I promised you a sleep chart, and here I deliver unto you a sleep chart.
I made several decisions with this sleep chart that might not, at first, make obvious sense. Like, for example, starting the week on a Wednesday.
(Here it is in PDF: Sleep Chart 11-14-07 — 11-21-07-1. Clean templates are at the bottom of the post)
To tell you the truth, I don’t remember why I did that. I know I had a reason at the time, and it seemed to be a good one. Possibly because I wanted to show how far my sleep wandered between Thursday and Tuesday (seeing as I normally taught Thursdays and Tuesdays).
The other potentially less than obvious choice was the way I arranged the hours. The top of each column starts with 12 pm, so we have the day change (aka night time)Â in the middle of the chart. I wanted to show my sleep patterns, and the best way to look at those seemed to me to have the time in which I ought to be asleep showcased as a solid block.
I made the night time hours a darker blue and the daytime hours pale blue, so I could tell at a glance if I was sleeping at the appropriate time of day. Green was for when I actually slept.
In a “normal” pattern, like the one to the left here, the green would have been closer to the center of the chart. That’s pretty much my ideal pattern.
In my actual pattern, well, the green kinda slops all over the place, filling up morning hours and dripping over into the afternoons some days. Except, of course, for the days when I had to be up in time to teach or hold office hours. In which case, those green sections are looking sadly anemic. (Four hours! Can you imagine being coherent enough to rein in a classroom of resentful 18 year olds on four hours of sleep? Gah.)
The one yellow block in my actual chart is to indicate restlessness. The white block in the middle of the green indicates me being stuck awake for an hour. When I used an alarm to wake up, I wrote that down. When I took a medication, I wrote that down. When I got up to go to the bathroom, I wrote that down, too (bw = bathroom waking).
And here’s the addendum to that chart, which I kept on the same page.

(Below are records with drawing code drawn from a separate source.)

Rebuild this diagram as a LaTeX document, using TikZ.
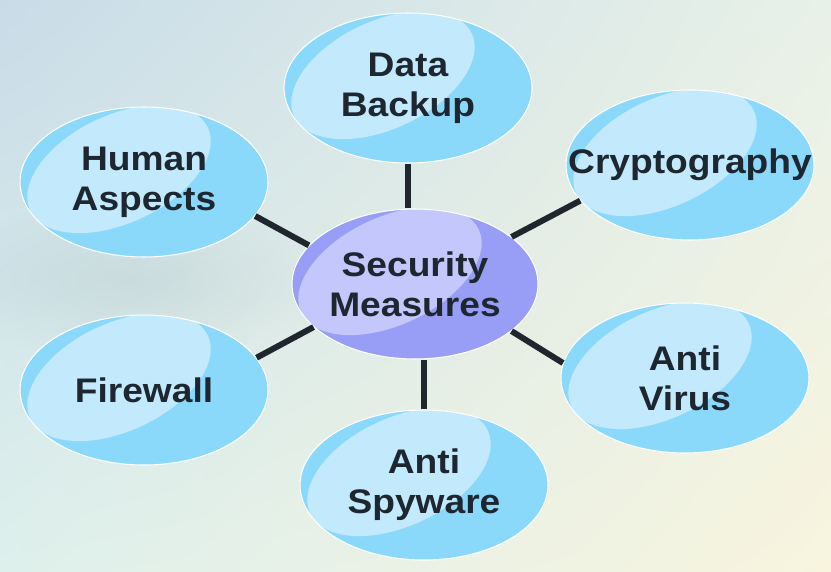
\documentclass[tikz,border=0pt]{standalone}
\usepackage{fontspec}
\usetikzlibrary{shapes.geometric, shadings, fadings}
\newfontfamily\bubfont[FakeStretch=1.09]{Liberation Sans}

\definecolor{bubblue}{RGB}{138,217,251}
\definecolor{bubhigh}{RGB}{194,234,252}
\definecolor{secblue}{RGB}{152,158,245}
\definecolor{sechigh}{RGB}{195,199,251}
\definecolor{linkcol}{RGB}{31,38,45}
\definecolor{txtcol}{RGB}{30,38,48}
\definecolor{bgtl}{RGB}{200,220,232}
\definecolor{bgtr}{RGB}{232,241,232}
\definecolor{bgbl}{RGB}{222,240,236}
\definecolor{bgbr}{RGB}{248,244,222}
\definecolor{haze}{RGB}{160,182,186}

\tikzfading[name=softblob, inner color=transparent!0, outer color=transparent!100]

\tikzset{
	blob/.style 2 args={ellipse, inner sep=0pt, minimum width=4.96cm, minimum height=3cm,
		fill=#1, draw=white, line width=0.6pt,
		path picture={\fill[#2] (path picture bounding box.center) ++(-0.5cm,0.26cm)
			circle [x radius=1.96cm, y radius=1.08cm, rotate=25];}},
	bub/.style={blob={bubblue}{bubhigh}},
	core/.style={blob={secblue}{sechigh}, minimum width=4.92cm},
	txt/.style={font=\bubfont\bfseries\fontsize{19.4pt}{22.8pt}\selectfont, text=txtcol, align=center},
	link/.style={draw=linkcol, line width=3.4pt}
}

\begin{document}
\begin{tikzpicture}[x=0.02cm, y=-0.02cm]
	
	\useasboundingbox (0,0) rectangle (831,571);
	
	% background
	\shade[upper left=bgtl, upper right=bgtr, lower left=bgbl, lower right=bgbr] (0,0) rectangle (831,571);
	\fill[haze, opacity=0.25, path fading=softblob] (130,280) ellipse (4cm and 1.6cm);
	
	% centre ellipse
	\node[core, label={[txt]center:Security\\Measures}] (sec) at (415,284) {};
	
	% outer ellipses
	\node[bub, label={[txt]center:Data\\Backup}] (db) at (408,88) {};
	\node[bub, label={[txt]center:Human\\Aspects}] (hum) at (144,182) {};
	\node[bub, label={[txt]center:Cryptography}] (cry) at (690,165) {};
	\node[bub, label={[txt]center:Firewall}] (fw) at (144,390) {};
	\node[bub, label={[txt]center:Anti\\Virus}] (av) at (685,378) {};
	\node[bub, label={[txt]center:Anti\\Spyware}] (spy) at (424,485) {};
	
	% connectors
	\draw[link] (db.south) -- (db.south |- sec.north);
	\draw[link] (spy.north) -- (spy.north |- sec.south);
	\foreach \a/\b in {hum.-17/sec.160, cry.198/sec.26, fw.16/sec.203, av.173/sec.-26}
	\draw[link] (\a) -- (\b);
	
\end{tikzpicture}
\end{document}
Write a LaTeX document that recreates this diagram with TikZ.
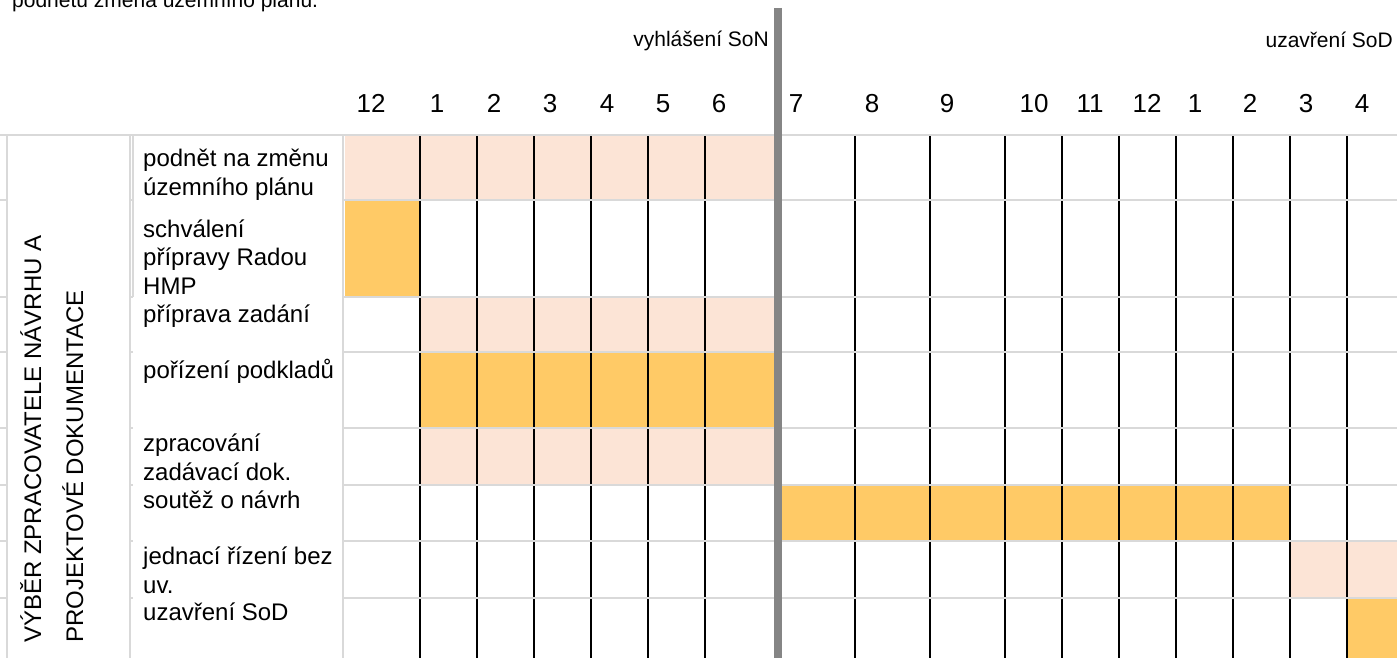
\documentclass[tikz,border=0pt]{standalone}
\usepackage{fontspec}
\setmainfont{Liberation Sans}
\usetikzlibrary{positioning}
\definecolor{peach}  {HTML}{FCE4D6}
\definecolor{amber}  {HTML}{FFCA66}
\definecolor{rule}   {HTML}{D9D9D9}
\definecolor{divider}{HTML}{858585}
\tikzset{
  % --- text
  lbl/.style  = {anchor=base west, inner sep=0pt, align=left,
                 font=\fontsize{24}{28.5}\selectfont},
  num/.style  = {anchor=base, inner sep=0pt, font=\fontsize{26}{30}\selectfont},
  head/.style = {anchor=base east, inner sep=0pt, font=\fontsize{21}{24}\selectfont},
  sect/.style = {anchor=base west, inner sep=0pt, rotate=90,
                 font=\fontsize{24}{28}\selectfont},
  % --- cells and lines
  lite/.style    = {fill=peach},
  full/.style    = {fill=amber},
  colline/.style = {line width=1.6pt, draw=black},
  rowline/.style = {line width=1.8pt, draw=rule},
}
\begin{document}
\begin{tikzpicture}[x=1pt,y=-1pt]
  \useasboundingbox (0,0) rectangle (1397,658);
  \fill[white] (0,0) rectangle (1397,658);

  % cut-off caption at the top
  \node[anchor=base west, inner sep=0pt, font=\fontsize{21}{24}\selectfont]
    (caption) at (12,7.5) {podnětu změna územního plánu.};

  % filled cells
  \fill[lite] (345,135) rectangle (775,200);
  \fill[full] (345,200) rectangle (420,297);
  \fill[lite] (420,297) rectangle (775,352);
  \fill[full] (420,352) rectangle (775,428);
  \fill[lite] (420,428) rectangle (775,485);
  \fill[full] (782,485) rectangle (1290,541);
  \fill[lite] (1290,541) rectangle (1397,598);
  \fill[full] (1347,598) rectangle (1397,658);

  % month columns
  \foreach \x in {420,477,534,591,648,705,855,930,1005,1062,1119,1176,1233,1290,1347}
    \draw[colline] (\x,135) -- (\x,658);

  % rows
  \foreach \y in {135,200,297,352,428,485,541,598}
    \draw[rowline] (0,\y) -- (1397,\y);

  % left boxes
  \filldraw[fill=white, draw=rule, line width=1.2pt] (7,135) rectangle (130,670);
  \fill[white] (133,136) rectangle (343,670);
  \draw[rule, line width=1.2pt] (133,297) -- (133,135) -- (343,135) -- (343,670);

  % announcement divider
  \draw[divider, line width=8pt] (778,8) -- (778,658);

  % header
  \node[head] (son) at (769,47) {vyhlášení SoN};
  \node[head] (sod) at (1393,48) {uzavření SoD};
  \foreach \x/\t [count=\i] in {371/12,437/1,494/2,550/3,607/4,663/5,719/6,
      796/7,872/8,947/9,1034/10,1090/11,1147/12,1195/1,1250/2,1306/3,1362/4}
    \node[num] (m\i) at (\x,113) {\t};

  % section title
  \node[sect] (sekceA) at (41,643) {VÝBĚR ZPRACOVATELE NÁVRHU A};
  \node[sect] (sekceB) at (83,643) {PROJEKTOVÉ DOKUMENTACE};

  % activities (placed on the baseline of their last line)
  \node[lbl] (podnet)     at (143,195) {podnět na změnu\\územního plánu};
  \node[lbl] (schvaleni)  at (143,294) {schválení\\přípravy Radou\\HMP};
  \node[lbl] (priprava)   at (143,322) {příprava zadání};
  \node[lbl] (porizeni)   at (143,378) {pořízení podkladů};
  \node[lbl] (zpracovani) at (143,480) {zpracování\\zadávací dok.};
  \node[lbl] (soutez)     at (143,508) {soutěž o návrh};
  \node[lbl] (jednaci)    at (143,593) {jednací řízení bez\\uv.};
  \node[lbl] (uzavreni)   at (143,620) {uzavření SoD};
\end{tikzpicture}
\end{document}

I kept track of my hours of sleep debt at the bottom there. That week adds up to 10.5 hours of sleep debt, assuming 8 hours of sleep a night is the norm. It’s no wonder my charts made an impression on my doctor – they made it pretty clear that my sleep was crap.
If you’d like to try charting your own sleep, feel free to appropriate my templates. Or improve on them. Just, if you improve on them, please give me a copy, too!